**Request:**
Select the lines below containing the word "seaborn".

Dataset section start

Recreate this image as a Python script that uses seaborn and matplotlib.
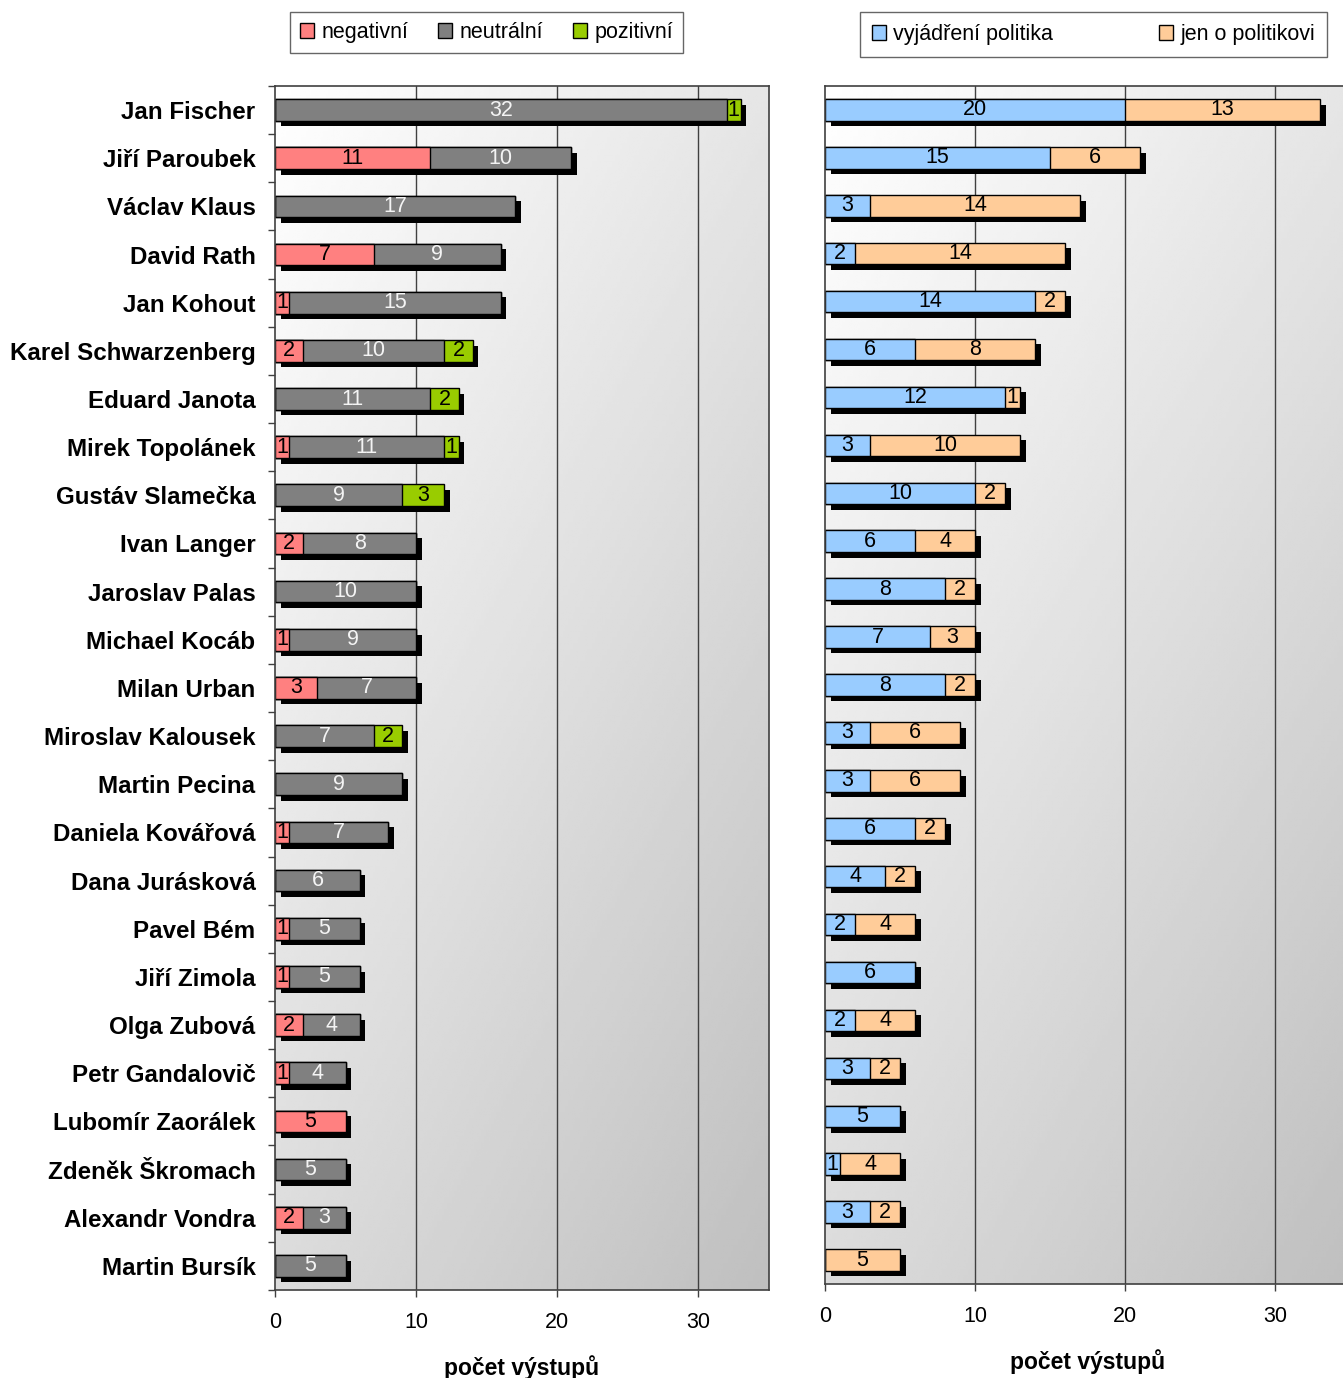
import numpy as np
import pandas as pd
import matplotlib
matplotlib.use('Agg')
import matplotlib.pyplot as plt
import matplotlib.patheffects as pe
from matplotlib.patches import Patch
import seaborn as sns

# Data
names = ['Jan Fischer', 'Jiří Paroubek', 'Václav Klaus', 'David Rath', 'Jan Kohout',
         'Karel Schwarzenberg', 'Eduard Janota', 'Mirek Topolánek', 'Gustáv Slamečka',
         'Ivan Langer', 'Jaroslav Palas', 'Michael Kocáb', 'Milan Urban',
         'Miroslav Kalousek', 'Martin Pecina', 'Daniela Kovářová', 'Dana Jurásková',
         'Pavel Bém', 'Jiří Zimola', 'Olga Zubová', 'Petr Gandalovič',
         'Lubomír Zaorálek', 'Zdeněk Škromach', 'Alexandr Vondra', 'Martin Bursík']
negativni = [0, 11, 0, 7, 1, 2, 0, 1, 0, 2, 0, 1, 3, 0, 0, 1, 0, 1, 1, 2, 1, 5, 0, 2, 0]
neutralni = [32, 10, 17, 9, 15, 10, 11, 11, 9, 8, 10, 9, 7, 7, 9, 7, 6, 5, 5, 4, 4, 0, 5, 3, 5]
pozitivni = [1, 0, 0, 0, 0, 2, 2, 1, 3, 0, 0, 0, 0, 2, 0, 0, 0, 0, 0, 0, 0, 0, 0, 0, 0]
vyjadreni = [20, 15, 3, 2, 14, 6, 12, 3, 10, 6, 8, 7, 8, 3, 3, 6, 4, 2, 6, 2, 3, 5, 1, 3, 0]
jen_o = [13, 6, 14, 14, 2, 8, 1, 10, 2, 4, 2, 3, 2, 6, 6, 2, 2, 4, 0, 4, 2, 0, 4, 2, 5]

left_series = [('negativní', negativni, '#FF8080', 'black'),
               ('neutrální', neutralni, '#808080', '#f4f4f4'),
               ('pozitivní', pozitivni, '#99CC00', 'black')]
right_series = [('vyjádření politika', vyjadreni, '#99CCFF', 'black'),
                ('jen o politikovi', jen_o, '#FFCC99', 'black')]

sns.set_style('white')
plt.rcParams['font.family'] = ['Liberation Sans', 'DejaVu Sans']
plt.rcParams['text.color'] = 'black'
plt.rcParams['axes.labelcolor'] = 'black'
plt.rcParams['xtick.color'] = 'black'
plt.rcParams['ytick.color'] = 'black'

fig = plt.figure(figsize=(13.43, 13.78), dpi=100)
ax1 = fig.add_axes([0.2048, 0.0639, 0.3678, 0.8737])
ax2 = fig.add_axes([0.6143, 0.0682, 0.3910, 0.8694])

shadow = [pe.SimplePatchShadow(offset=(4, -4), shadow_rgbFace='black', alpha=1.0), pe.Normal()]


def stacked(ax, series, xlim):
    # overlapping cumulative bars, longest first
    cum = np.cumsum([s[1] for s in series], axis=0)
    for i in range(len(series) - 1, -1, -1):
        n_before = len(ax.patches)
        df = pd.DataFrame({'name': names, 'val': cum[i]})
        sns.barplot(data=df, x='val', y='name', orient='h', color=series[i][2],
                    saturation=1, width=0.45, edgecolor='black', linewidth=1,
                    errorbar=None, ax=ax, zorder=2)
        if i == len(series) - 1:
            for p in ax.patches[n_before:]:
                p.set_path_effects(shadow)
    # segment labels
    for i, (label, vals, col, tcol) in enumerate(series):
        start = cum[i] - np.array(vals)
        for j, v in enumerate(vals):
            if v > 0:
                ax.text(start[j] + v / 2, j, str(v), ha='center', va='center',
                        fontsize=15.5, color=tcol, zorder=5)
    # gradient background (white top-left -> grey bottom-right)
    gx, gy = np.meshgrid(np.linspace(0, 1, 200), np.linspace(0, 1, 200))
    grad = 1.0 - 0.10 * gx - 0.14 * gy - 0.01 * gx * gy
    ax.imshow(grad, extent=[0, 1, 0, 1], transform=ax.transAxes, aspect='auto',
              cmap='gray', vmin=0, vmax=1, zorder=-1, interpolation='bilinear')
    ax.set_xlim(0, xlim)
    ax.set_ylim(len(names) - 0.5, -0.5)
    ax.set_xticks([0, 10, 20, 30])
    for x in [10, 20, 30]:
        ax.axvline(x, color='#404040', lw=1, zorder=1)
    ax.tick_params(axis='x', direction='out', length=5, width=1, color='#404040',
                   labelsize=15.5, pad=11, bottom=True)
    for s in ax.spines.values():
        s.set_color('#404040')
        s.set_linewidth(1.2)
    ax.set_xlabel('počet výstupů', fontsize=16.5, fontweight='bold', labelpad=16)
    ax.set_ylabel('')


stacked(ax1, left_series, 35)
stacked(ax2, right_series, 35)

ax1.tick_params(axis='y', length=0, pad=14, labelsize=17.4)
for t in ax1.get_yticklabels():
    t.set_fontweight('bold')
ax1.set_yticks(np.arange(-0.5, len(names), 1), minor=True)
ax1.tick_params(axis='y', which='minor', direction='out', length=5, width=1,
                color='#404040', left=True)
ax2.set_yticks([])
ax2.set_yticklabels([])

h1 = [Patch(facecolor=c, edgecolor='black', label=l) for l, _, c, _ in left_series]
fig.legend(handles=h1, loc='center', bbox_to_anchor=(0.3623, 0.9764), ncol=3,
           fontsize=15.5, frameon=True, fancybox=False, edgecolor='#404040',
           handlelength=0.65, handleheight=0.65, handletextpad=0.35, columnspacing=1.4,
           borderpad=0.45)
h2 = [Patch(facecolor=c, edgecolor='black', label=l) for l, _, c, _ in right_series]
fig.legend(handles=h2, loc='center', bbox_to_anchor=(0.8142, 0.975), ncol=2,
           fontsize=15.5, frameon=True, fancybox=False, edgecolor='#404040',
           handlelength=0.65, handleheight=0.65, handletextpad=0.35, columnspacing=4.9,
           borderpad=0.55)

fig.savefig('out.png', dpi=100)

Dataset section end

**Response to the task:**
Recreate this image as a Python script that uses seaborn and matplotlib.
import seaborn as sns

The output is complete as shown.